La chronique philo d'Alain Anquetil

Questions de justification à propos de l’amende de 1,2 milliard d’euros infligée à Meta

Questions de justification à propos de l’amende de 1,2 milliard d’euros infligée à Meta

Nous accueillons chaque semaine sur euradio Alain Anquetil, professeur émérite de philosophie morale à l’ESSCA Ecole de Management, pour une chronique de philosophie pratique.

Aujourd’hui, vous allez nous parler de questions de justifications liées à l’amende de 1,2 milliard d’euros qui a été infligée à Meta (la maison mère de Facebook) par l’Irlande en raison du transfert de données numériques d’utilisateurs européens vers les États-Unis.

Oui, et l’on notera – c’est le point de départ de notre sujet – que Meta va faire appel de la décision parce qu’elle la juge « injustifiée » (1). Cette question de « justification » doit être comprise à la lumière de l’histoire des accords entre l’Europe et les Etats-Unis (les « Boucliers de Protection des Données ») qui ont été conclus puis annulés par des décisions de justice au cours des années passées (2).

C’est une affaire essentiellement juridique ?

Absolument : les accords-cadres entre l’Europe et les États-Unis étaient générateurs de droits, le Règlement Général sur la Protection des Données européen impose des conditions à l’utilisation de données après leur transfert aux États-Unis, et les valeurs de l’Europe sont inviolables (3).

Par exemple la dignité humaine.

La Charte des droits fondamentaux de l’Union européenne l’affirme clairement (4).

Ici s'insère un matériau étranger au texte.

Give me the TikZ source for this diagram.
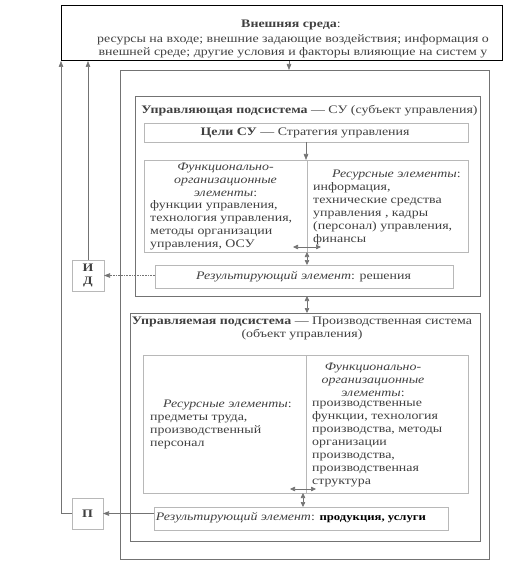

En outre – et ceci rejoint l’idée de justification –, la dignité humaine « constitue la base même des droits fondamentaux » (5).

Quel est le rapport avec la justification ?

Le fait d’affirmer que telle valeur ou telle croyance est « la base » de quelque chose renvoie à l’idée que, lorsque l’on cherche une justification, on essaie de « remonter » à une valeur ou à une croyance « fondamentale ».

Cette valeur ou cette croyance est fondamentale au sens où elle « justifie » sans avoir besoin d’être elle-même justifiée, ou en étant auto-justifiée.

N’est-ce pas toujours ainsi que l’on procède ?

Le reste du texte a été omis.